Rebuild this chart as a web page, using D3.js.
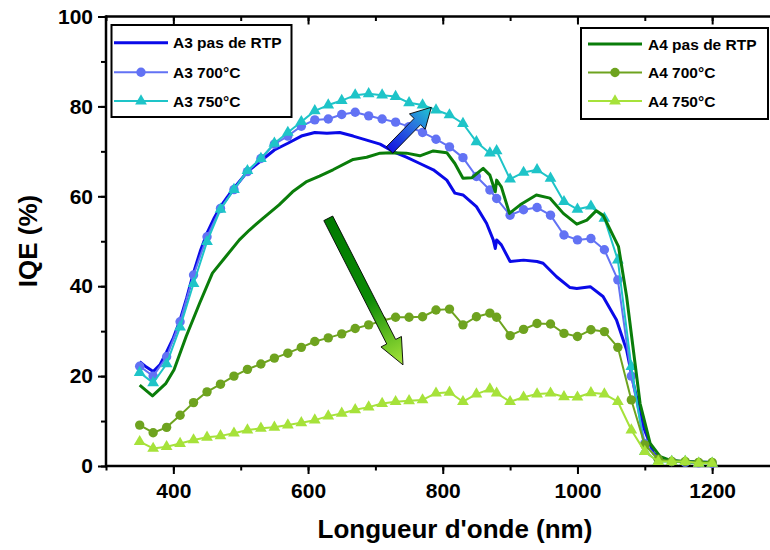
<!DOCTYPE html>
<html>
<head>
<meta charset="utf-8">
<script src="https://cdn.jsdelivr.net/npm/d3@7"></script>
<style>
  html, body { margin: 0; padding: 0; background: #fff; }
  svg { display: block; }
  text { font-family: "Liberation Sans", Arial, sans-serif; font-weight: bold; fill: #000; }
</style>
</head>
<body>
<svg id="chart" width="770" height="550"></svg>
<script>
// ---------- DATA ----------
const markerWl = [350,370,390,410,430,450,470,490,510,530,550,570,590,610,630,650,670,690,710,730,750,770,790,810,830,850,870,880,900,920,940,960,980,1000,1020,1040,1060,1080,1100,1120,1140,1160,1180,1200];

const a3_700 = [22.2,20.0,24.3,32.1,42.5,51.0,57.3,61.5,65.5,68.4,71.6,73.4,75.6,77.0,77.2,78.2,78.7,77.9,77.2,76.5,75.5,74.2,72.7,71.0,68.6,64.4,61.4,59.5,55.8,57.0,57.5,55.8,51.4,50.3,50.6,48.1,41.4,20.0,5.0,1.5,1.0,0.8,0.7,0.6];
const a3_750 = [20.8,18.5,22.7,30.9,40.6,49.9,57.1,61.5,65.7,68.4,71.8,74.2,76.6,79.0,80.3,81.3,82.5,82.8,82.5,82.2,80.8,80.3,79.2,78.1,76.2,72.1,69.6,70.1,63.8,65.3,65.9,64.0,58.8,57.1,57.8,55.1,45.8,22.1,3.2,1.0,1.0,1.0,0.6,0.6];
const a4_700 = [9.1,7.4,8.6,11.3,14.1,16.5,18.2,20.0,21.5,22.7,24.0,25.1,26.4,27.7,28.5,29.4,30.6,31.4,32.3,33.1,33.1,33.2,34.7,34.9,31.4,33.2,34.0,33.1,29.0,30.4,31.7,31.6,29.5,28.8,30.3,29.9,26.4,14.7,4.7,1.5,1.0,1.0,0.8,0.8];
const a4_750 = [5.4,3.9,4.3,5.0,5.8,6.4,6.7,7.3,8.0,8.4,8.6,9.1,9.6,10.2,11.1,11.7,12.5,13.1,13.9,14.3,14.5,14.7,16.2,16.4,14.3,16.0,17.1,16.2,14.3,15.3,16.0,16.2,15.4,15.3,16.3,16.0,14.3,8.0,3.2,1.0,1.0,1.0,0.6,0.6];

const a3_rtp_wl = [350,360,370,380,390,400,410,420,430,440,450,460,470,480,490,510,530,550,570,590,610,628,647,667,687,707,727,746,766,786,806,818,830,850,865,875,878,880,887,900,920,940,949,969,989,999,1019,1038,1058,1073,1083,1098,1113,1127,1150,1200];
const a3_rtp    = [23.2,22.0,21.0,22.5,25.4,28.5,32.5,37.5,43.0,47.8,51.8,55.0,57.7,59.8,61.8,65.5,67.9,70.3,71.8,73.4,74.2,74.0,74.2,73.4,72.5,71.6,69.9,68.7,67.3,65.9,63.6,60.7,60.3,57.7,54.0,50.3,48.4,50.3,49.2,45.5,45.8,45.5,45.1,42.1,39.7,39.5,39.9,37.7,32.5,25.8,18.4,8.7,2.8,1.3,1.0,0.8];

const a4_rtp_wl = [350,369,389,401,419,439,458,478,498,513,533,557,577,597,617,637,667,687,707,724,746,766,786,806,818,830,843,860,870,878,880,887,899,915,939,959,979,999,1014,1028,1038,1061,1073,1083,1093,1108,1123,1137,1160,1200];
const a4_rtp    = [18.0,15.6,18.4,21.4,28.8,36.2,42.9,46.6,50.3,52.5,55.1,58.1,61.0,63.2,64.5,65.9,68.2,68.7,69.6,69.7,69.6,69.0,70.1,69.7,67.3,64.0,64.1,66.2,64.7,61.0,63.6,62.1,56.2,58.1,60.3,59.6,56.2,53.8,54.7,56.8,55.8,48.8,37.7,25.8,13.9,5.0,2.1,1.3,1.0,0.8];

const xTicks = [400,600,800,1000,1200];
const yTicks = [0,20,40,60,80,100];
const seriesNames = ["A3 pas de RTP","A3 700°C","A3 750°C","A4 pas de RTP","A4 700°C","A4 750°C"];
const seriesColors = ["#0a0ae8","#6272f4","#1ec4c8","#0a7d0a","#6ea31f","#a6e23a"];

// ---------- LAYOUT ----------
const svg = d3.select("#chart");
const L = 106, R = 779.5, T = 16.5, B = 466;
const x = d3.scaleLinear().domain([300,1300]).range([L,R]);
const y = d3.scaleLinear().domain([0,100]).range([B,T]);

// ---------- AXES ----------
const xMinor = d3.range(300,1301,100);
const yMinor = d3.range(0,101,10);

const gBottom = svg.append("g").attr("transform",`translate(0,${B})`);
gBottom.call(d3.axisBottom(x).tickValues(xMinor).tickSize(4.5).tickFormat(""));
gBottom.append("g").call(d3.axisBottom(x).tickValues(xTicks).tickSize(8).tickPadding(9).tickFormat(d3.format("d")));
const gTop = svg.append("g").attr("transform",`translate(0,${T})`);
gTop.call(d3.axisBottom(x).tickValues(xMinor).tickSize(4.5).tickFormat(""));
gTop.append("g").call(d3.axisBottom(x).tickValues(xTicks).tickSize(8).tickFormat(""));
const gLeft = svg.append("g").attr("transform",`translate(${L},0)`);
gLeft.call(d3.axisLeft(y).tickValues(yMinor).tickSize(5).tickFormat(""));
gLeft.append("g").call(d3.axisLeft(y).tickValues(yTicks).tickSize(8).tickPadding(5).tickFormat(d3.format("d")));

svg.selectAll(".domain").attr("stroke","none");
svg.selectAll(".tick line").attr("stroke","#000").attr("stroke-width",2);
svg.selectAll(".tick text").attr("font-size",21).attr("font-family","Liberation Sans, Arial, sans-serif").attr("font-weight","bold").attr("fill","#000");

// frame lines
svg.append("line").attr("x1",L).attr("x2",R).attr("y1",B).attr("y2",B).attr("stroke","#000").attr("stroke-width",2.5);
svg.append("line").attr("x1",L).attr("x2",R).attr("y1",T).attr("y2",T).attr("stroke","#000").attr("stroke-width",2.5);
svg.append("line").attr("x1",L).attr("x2",L).attr("y1",T-1.2).attr("y2",B+1.2).attr("stroke","#000").attr("stroke-width",2.5);
svg.append("line").attr("x1",R).attr("x2",R).attr("y1",T).attr("y2",B).attr("stroke","#000").attr("stroke-width",2.5);

// axis titles
svg.append("text").attr("x",455).attr("y",538).attr("text-anchor","middle").attr("font-size",26).text("Longueur d'onde (nm)");
svg.append("text").attr("transform","translate(37,241) rotate(-90)").attr("text-anchor","middle").attr("font-size",26).text("IQE (%)");

// ---------- SERIES ----------
const plot = svg.append("g");
const line = d3.line().x(d=>x(d[0])).y(d=>y(d[1]));
const tri = d3.symbol().type(d3.symbolTriangle).size(60);

function drawSeries(wl, vals, color, width, marker) {
  const pts = wl.map((w,i)=>[w, vals[i]]);
  plot.append("path").datum(pts).attr("d",line).attr("fill","none")
    .attr("stroke",color).attr("stroke-width",width).attr("stroke-linejoin","round");
  if (marker === "circle") {
    plot.append("g").selectAll("circle").data(pts).join("circle")
      .attr("cx",d=>x(d[0])).attr("cy",d=>y(d[1])).attr("r",4.7).attr("fill",color);
  } else if (marker === "triangle") {
    plot.append("g").selectAll("path").data(pts).join("path")
      .attr("d",tri).attr("transform",d=>`translate(${x(d[0])},${y(d[1])})`).attr("fill",color);
  }
}
drawSeries(a3_rtp_wl, a3_rtp, seriesColors[0], 3, null);
drawSeries(markerWl, a3_700, seriesColors[1], 2, "circle");
drawSeries(markerWl, a3_750, seriesColors[2], 2, "triangle");
drawSeries(a4_rtp_wl, a4_rtp, seriesColors[3], 3, null);
drawSeries(markerWl, a4_700, seriesColors[4], 2, "circle");
drawSeries(markerWl, a4_750, seriesColors[5], 2, "triangle");

// ---------- ARROWS ----------
const defs = svg.append("defs");
function arrow(id, t, h, c0, cMid, c1, halfShaft, halfHead, headLen) {
  const x0 = x(t[0]), y0 = y(t[1]), x1 = x(h[0]), y1 = y(h[1]);
  const g = defs.append("linearGradient").attr("id",id).attr("gradientUnits","userSpaceOnUse")
    .attr("x1",x0).attr("y1",y0).attr("x2",x1).attr("y2",y1);
  g.append("stop").attr("offset","0").attr("stop-color",c0);
  g.append("stop").attr("offset","0.55").attr("stop-color",cMid);
  g.append("stop").attr("offset","1").attr("stop-color",c1);
  const dx = x1-x0, dy = y1-y0, len = Math.hypot(dx,dy);
  const ux = dx/len, uy = dy/len, px = -uy, py = ux;
  const bx = x1 - ux*headLen, by = y1 - uy*headLen;
  const P = [
    [x0+px*halfShaft, y0+py*halfShaft],
    [bx+px*halfShaft, by+py*halfShaft],
    [bx+px*halfHead, by+py*halfHead],
    [x1, y1],
    [bx-px*halfHead, by-py*halfHead],
    [bx-px*halfShaft, by-py*halfShaft],
    [x0-px*halfShaft, y0-py*halfShaft]
  ];
  svg.append("polygon").attr("points",P.map(p=>p.join(",")).join(" "))
    .attr("fill",`url(#${id})`).attr("stroke","#000").attr("stroke-width",0.9).attr("stroke-linejoin","miter");
}
arrow("gBlue", [721,70.3], [783,79.8], "#1414e0", "#2a6fe0", "#1ec8d0", 4.5, 11, 20);
arrow("gGreen", [630,55.1], [741,22.5], "#007a00", "#0b8a06", "#a8e63a", 5, 11.5, 26);

// ---------- LEGENDS ----------
function legend(bx, by, bw, bh, lx0, lx1, tx, rows, idx, markers) {
  svg.append("rect").attr("x",bx).attr("y",by).attr("width",bw).attr("height",bh)
    .attr("fill","#fff").attr("stroke","#000").attr("stroke-width",2);
  idx.forEach((k,i)=>{
    const ry = rows[i];
    svg.append("line").attr("x1",lx0).attr("x2",lx1).attr("y1",ry).attr("y2",ry)
      .attr("stroke",seriesColors[k]).attr("stroke-width", markers[i] ? 2 : 3);
    const mx = (lx0+lx1)/2;
    if (markers[i]==="circle") svg.append("circle").attr("cx",mx).attr("cy",ry).attr("r",4.7).attr("fill",seriesColors[k]);
    if (markers[i]==="triangle") svg.append("path").attr("d",tri()).attr("transform",`translate(${mx},${ry})`).attr("fill",seriesColors[k]);
    svg.append("text").attr("x",tx).attr("y",ry+5.5).attr("font-size",15.5).text(seriesNames[k]);
  });
}
legend(111.5, 25, 180, 92, 114, 168, 173, [42.7,72.3,101], [0,1,2], [null,"circle","triangle"]);
legend(581, 28, 187, 91, 588, 642, 648, [44,72.5,101], [3,4,5], [null,"circle","triangle"]);
</script>
</body>
</html>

- _DIRECTION_: Every line holding "chart" should be copied out.

- _RESULT_:
Rebuild this chart as a web page, using D3.js.
<svg id="chart" width="770" height="550"></svg>
const svg = d3.select("#chart");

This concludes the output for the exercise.